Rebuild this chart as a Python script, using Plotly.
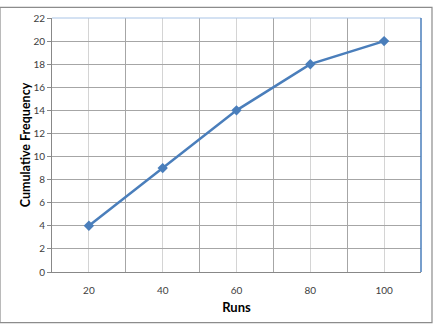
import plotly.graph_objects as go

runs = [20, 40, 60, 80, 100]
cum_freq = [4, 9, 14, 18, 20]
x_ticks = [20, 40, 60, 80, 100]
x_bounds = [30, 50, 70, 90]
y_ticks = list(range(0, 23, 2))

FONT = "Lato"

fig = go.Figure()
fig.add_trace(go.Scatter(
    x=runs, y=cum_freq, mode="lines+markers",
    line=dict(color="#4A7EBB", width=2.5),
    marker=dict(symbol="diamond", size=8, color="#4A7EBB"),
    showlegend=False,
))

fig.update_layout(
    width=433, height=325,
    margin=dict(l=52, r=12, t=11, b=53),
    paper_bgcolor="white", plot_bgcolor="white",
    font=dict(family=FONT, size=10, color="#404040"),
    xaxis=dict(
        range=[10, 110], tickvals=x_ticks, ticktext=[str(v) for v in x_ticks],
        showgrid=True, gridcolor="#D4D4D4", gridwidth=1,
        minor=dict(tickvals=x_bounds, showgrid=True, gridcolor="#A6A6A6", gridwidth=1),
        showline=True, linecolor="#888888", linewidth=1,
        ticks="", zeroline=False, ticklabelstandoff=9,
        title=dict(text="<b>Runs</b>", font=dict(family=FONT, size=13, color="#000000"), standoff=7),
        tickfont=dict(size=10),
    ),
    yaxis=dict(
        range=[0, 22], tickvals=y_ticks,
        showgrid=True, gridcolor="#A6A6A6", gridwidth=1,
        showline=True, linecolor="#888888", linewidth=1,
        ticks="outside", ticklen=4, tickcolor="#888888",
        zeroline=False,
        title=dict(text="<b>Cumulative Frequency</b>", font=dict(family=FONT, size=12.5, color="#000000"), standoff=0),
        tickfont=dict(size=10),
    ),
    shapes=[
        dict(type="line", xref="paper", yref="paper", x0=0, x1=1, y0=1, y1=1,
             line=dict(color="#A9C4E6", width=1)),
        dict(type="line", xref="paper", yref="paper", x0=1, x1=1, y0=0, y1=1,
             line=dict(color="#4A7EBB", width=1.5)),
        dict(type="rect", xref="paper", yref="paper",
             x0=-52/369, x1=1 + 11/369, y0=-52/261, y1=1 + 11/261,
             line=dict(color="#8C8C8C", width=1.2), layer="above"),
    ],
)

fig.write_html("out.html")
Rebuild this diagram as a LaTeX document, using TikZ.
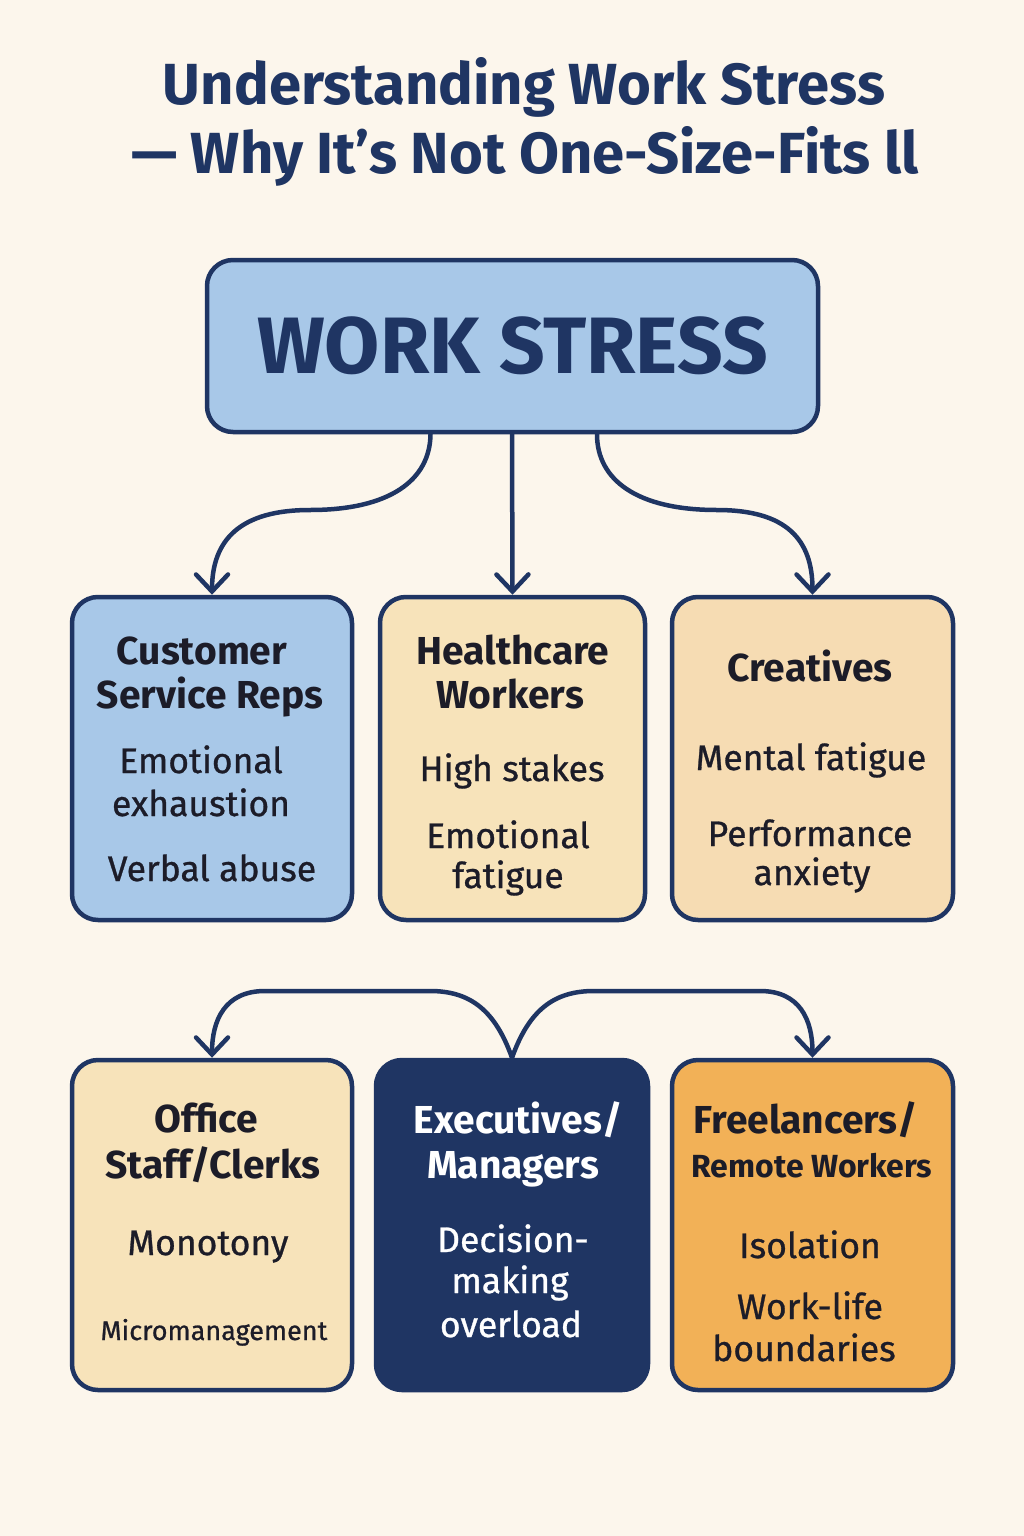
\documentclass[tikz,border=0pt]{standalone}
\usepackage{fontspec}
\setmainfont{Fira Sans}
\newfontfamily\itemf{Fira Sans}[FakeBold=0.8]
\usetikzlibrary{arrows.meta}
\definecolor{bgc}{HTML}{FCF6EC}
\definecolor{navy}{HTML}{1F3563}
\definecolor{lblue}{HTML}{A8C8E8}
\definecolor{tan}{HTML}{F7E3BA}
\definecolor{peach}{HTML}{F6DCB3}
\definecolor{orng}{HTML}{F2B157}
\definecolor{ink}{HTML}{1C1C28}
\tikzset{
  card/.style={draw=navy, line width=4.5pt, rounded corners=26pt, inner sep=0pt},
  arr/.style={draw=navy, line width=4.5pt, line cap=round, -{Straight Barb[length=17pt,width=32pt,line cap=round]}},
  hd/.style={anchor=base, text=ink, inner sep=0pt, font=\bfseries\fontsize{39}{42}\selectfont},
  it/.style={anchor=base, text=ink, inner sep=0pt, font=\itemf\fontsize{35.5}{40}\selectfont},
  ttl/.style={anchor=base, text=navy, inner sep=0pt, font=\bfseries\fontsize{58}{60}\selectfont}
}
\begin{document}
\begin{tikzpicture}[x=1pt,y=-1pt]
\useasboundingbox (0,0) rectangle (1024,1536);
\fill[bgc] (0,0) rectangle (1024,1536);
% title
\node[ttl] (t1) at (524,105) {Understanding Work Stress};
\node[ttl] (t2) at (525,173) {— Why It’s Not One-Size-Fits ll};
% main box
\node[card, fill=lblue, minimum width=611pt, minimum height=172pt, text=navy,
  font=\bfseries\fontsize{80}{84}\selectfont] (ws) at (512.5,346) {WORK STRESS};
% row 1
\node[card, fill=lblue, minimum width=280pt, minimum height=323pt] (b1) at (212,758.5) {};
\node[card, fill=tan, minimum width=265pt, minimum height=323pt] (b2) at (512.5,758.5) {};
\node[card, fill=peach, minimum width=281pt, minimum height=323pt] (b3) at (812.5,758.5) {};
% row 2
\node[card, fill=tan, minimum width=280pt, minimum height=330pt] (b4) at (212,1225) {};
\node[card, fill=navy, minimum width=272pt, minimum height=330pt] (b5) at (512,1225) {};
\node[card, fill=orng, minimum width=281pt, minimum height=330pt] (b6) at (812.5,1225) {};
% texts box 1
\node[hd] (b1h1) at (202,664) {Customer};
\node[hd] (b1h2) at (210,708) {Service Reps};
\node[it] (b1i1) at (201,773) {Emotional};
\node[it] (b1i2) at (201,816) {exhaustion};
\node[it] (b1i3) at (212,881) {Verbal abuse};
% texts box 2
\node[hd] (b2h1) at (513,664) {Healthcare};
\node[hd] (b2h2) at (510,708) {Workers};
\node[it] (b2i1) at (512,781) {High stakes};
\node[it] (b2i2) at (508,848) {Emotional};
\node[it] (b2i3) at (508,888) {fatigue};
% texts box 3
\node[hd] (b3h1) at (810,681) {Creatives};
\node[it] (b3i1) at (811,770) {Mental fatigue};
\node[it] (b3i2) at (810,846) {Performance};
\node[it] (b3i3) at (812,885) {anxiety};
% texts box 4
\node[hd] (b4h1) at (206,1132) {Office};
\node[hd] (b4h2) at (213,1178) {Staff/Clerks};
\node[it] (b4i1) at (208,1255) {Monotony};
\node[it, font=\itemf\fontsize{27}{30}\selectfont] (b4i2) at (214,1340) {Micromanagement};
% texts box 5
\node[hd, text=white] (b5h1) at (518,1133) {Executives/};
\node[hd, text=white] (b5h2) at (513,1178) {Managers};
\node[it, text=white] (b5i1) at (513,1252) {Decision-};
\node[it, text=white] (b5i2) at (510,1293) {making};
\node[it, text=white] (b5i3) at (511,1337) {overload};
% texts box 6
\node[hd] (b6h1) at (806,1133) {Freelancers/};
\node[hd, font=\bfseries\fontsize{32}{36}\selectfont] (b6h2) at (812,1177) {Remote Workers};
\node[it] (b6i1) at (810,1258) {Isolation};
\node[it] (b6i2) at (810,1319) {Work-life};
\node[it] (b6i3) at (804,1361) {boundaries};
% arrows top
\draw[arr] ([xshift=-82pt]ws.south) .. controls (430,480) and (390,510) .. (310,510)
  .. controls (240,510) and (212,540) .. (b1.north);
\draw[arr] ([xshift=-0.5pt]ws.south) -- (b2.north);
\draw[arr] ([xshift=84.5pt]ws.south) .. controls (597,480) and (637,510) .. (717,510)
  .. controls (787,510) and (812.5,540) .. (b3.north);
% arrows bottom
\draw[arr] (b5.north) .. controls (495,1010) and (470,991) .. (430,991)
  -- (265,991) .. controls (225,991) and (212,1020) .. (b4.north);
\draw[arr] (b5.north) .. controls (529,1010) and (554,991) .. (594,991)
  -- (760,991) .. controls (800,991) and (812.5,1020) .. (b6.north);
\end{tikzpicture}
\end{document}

######

# Directive
Print all of the entries word for word. Omit the pictures they contain.

# Output for this exercise
Rebuild this chart as a Python script, using Plotly.
import plotly.graph_objects as go

runs = [20, 40, 60, 80, 100]
cum_freq = [4, 9, 14, 18, 20]
x_ticks = [20, 40, 60, 80, 100]
x_bounds = [30, 50, 70, 90]
y_ticks = list(range(0, 23, 2))

FONT = "Lato"

fig = go.Figure()
fig.add_trace(go.Scatter(
    x=runs, y=cum_freq, mode="lines+markers",
    line=dict(color="#4A7EBB", width=2.5),
    marker=dict(symbol="diamond", size=8, color="#4A7EBB"),
    showlegend=False,
))

fig.update_layout(
    width=433, height=325,
    margin=dict(l=52, r=12, t=11, b=53),
    paper_bgcolor="white", plot_bgcolor="white",
    font=dict(family=FONT, size=10, color="#404040"),
    xaxis=dict(
        range=[10, 110], tickvals=x_ticks, ticktext=[str(v) for v in x_ticks],
        showgrid=True, gridcolor="#D4D4D4", gridwidth=1,
        minor=dict(tickvals=x_bounds, showgrid=True, gridcolor="#A6A6A6", gridwidth=1),
        showline=True, linecolor="#888888", linewidth=1,
        ticks="", zeroline=False, ticklabelstandoff=9,
        title=dict(text="<b>Runs</b>", font=dict(family=FONT, size=13, color="#000000"), standoff=7),
        tickfont=dict(size=10),
    ),
    yaxis=dict(
        range=[0, 22], tickvals=y_ticks,
        showgrid=True, gridcolor="#A6A6A6", gridwidth=1,
        showline=True, linecolor="#888888", linewidth=1,
        ticks="outside", ticklen=4, tickcolor="#888888",
        zeroline=False,
        title=dict(text="<b>Cumulative Frequency</b>", font=dict(family=FONT, size=12.5, color="#000000"), standoff=0),
        tickfont=dict(size=10),
    ),
    shapes=[
        dict(type="line", xref="paper", yref="paper", x0=0, x1=1, y0=1, y1=1,
             line=dict(color="#A9C4E6", width=1)),
        dict(type="line", xref="paper", yref="paper", x0=1, x1=1, y0=0, y1=1,
             line=dict(color="#4A7EBB", width=1.5)),
        dict(type="rect", xref="paper", yref="paper",
             x0=-52/369, x1=1 + 11/369, y0=-52/261, y1=1 + 11/261,
             line=dict(color="#8C8C8C", width=1.2), layer="above"),
    ],
)

fig.write_html("out.html")
Rebuild this diagram as a LaTeX document, using TikZ.
\documentclass[tikz,border=0pt]{standalone}
\usepackage{fontspec}
\setmainfont{Fira Sans}
\newfontfamily\itemf{Fira Sans}[FakeBold=0.8]
\usetikzlibrary{arrows.meta}
\definecolor{bgc}{HTML}{FCF6EC}
\definecolor{navy}{HTML}{1F3563}
\definecolor{lblue}{HTML}{A8C8E8}
\definecolor{tan}{HTML}{F7E3BA}
\definecolor{peach}{HTML}{F6DCB3}
\definecolor{orng}{HTML}{F2B157}
\definecolor{ink}{HTML}{1C1C28}
\tikzset{
  card/.style={draw=navy, line width=4.5pt, rounded corners=26pt, inner sep=0pt},
  arr/.style={draw=navy, line width=4.5pt, line cap=round, -{Straight Barb[length=17pt,width=32pt,line cap=round]}},
  hd/.style={anchor=base, text=ink, inner sep=0pt, font=\bfseries\fontsize{39}{42}\selectfont},
  it/.style={anchor=base, text=ink, inner sep=0pt, font=\itemf\fontsize{35.5}{40}\selectfont},
  ttl/.style={anchor=base, text=navy, inner sep=0pt, font=\bfseries\fontsize{58}{60}\selectfont}
}
\begin{document}
\begin{tikzpicture}[x=1pt,y=-1pt]
\useasboundingbox (0,0) rectangle (1024,1536);
\fill[bgc] (0,0) rectangle (1024,1536);
% title
\node[ttl] (t1) at (524,105) {Understanding Work Stress};
\node[ttl] (t2) at (525,173) {— Why It’s Not One-Size-Fits ll};
% main box
\node[card, fill=lblue, minimum width=611pt, minimum height=172pt, text=navy,
  font=\bfseries\fontsize{80}{84}\selectfont] (ws) at (512.5,346) {WORK STRESS};
% row 1
\node[card, fill=lblue, minimum width=280pt, minimum height=323pt] (b1) at (212,758.5) {};
\node[card, fill=tan, minimum width=265pt, minimum height=323pt] (b2) at (512.5,758.5) {};
\node[card, fill=peach, minimum width=281pt, minimum height=323pt] (b3) at (812.5,758.5) {};
% row 2
\node[card, fill=tan, minimum width=280pt, minimum height=330pt] (b4) at (212,1225) {};
\node[card, fill=navy, minimum width=272pt, minimum height=330pt] (b5) at (512,1225) {};
\node[card, fill=orng, minimum width=281pt, minimum height=330pt] (b6) at (812.5,1225) {};
% texts box 1
\node[hd] (b1h1) at (202,664) {Customer};
\node[hd] (b1h2) at (210,708) {Service Reps};
\node[it] (b1i1) at (201,773) {Emotional};
\node[it] (b1i2) at (201,816) {exhaustion};
\node[it] (b1i3) at (212,881) {Verbal abuse};
% texts box 2
\node[hd] (b2h1) at (513,664) {Healthcare};
\node[hd] (b2h2) at (510,708) {Workers};
\node[it] (b2i1) at (512,781) {High stakes};
\node[it] (b2i2) at (508,848) {Emotional};
\node[it] (b2i3) at (508,888) {fatigue};
% texts box 3
\node[hd] (b3h1) at (810,681) {Creatives};
\node[it] (b3i1) at (811,770) {Mental fatigue};
\node[it] (b3i2) at (810,846) {Performance};
\node[it] (b3i3) at (812,885) {anxiety};
% texts box 4
\node[hd] (b4h1) at (206,1132) {Office};
\node[hd] (b4h2) at (213,1178) {Staff/Clerks};
\node[it] (b4i1) at (208,1255) {Monotony};
\node[it, font=\itemf\fontsize{27}{30}\selectfont] (b4i2) at (214,1340) {Micromanagement};
% texts box 5
\node[hd, text=white] (b5h1) at (518,1133) {Executives/};
\node[hd, text=white] (b5h2) at (513,1178) {Managers};
\node[it, text=white] (b5i1) at (513,1252) {Decision-};
\node[it, text=white] (b5i2) at (510,1293) {making};
\node[it, text=white] (b5i3) at (511,1337) {overload};
% texts box 6
\node[hd] (b6h1) at (806,1133) {Freelancers/};
\node[hd, font=\bfseries\fontsize{32}{36}\selectfont] (b6h2) at (812,1177) {Remote Workers};
\node[it] (b6i1) at (810,1258) {Isolation};
\node[it] (b6i2) at (810,1319) {Work-life};
\node[it] (b6i3) at (804,1361) {boundaries};
% arrows top
\draw[arr] ([xshift=-82pt]ws.south) .. controls (430,480) and (390,510) .. (310,510)
  .. controls (240,510) and (212,540) .. (b1.north);
\draw[arr] ([xshift=-0.5pt]ws.south) -- (b2.north);
\draw[arr] ([xshift=84.5pt]ws.south) .. controls (597,480) and (637,510) .. (717,510)
  .. controls (787,510) and (812.5,540) .. (b3.north);
% arrows bottom
\draw[arr] (b5.north) .. controls (495,1010) and (470,991) .. (430,991)
  -- (265,991) .. controls (225,991) and (212,1020) .. (b4.north);
\draw[arr] (b5.north) .. controls (529,1010) and (554,991) .. (594,991)
  -- (760,991) .. controls (800,991) and (812.5,1020) .. (b6.north);
\end{tikzpicture}
\end{document}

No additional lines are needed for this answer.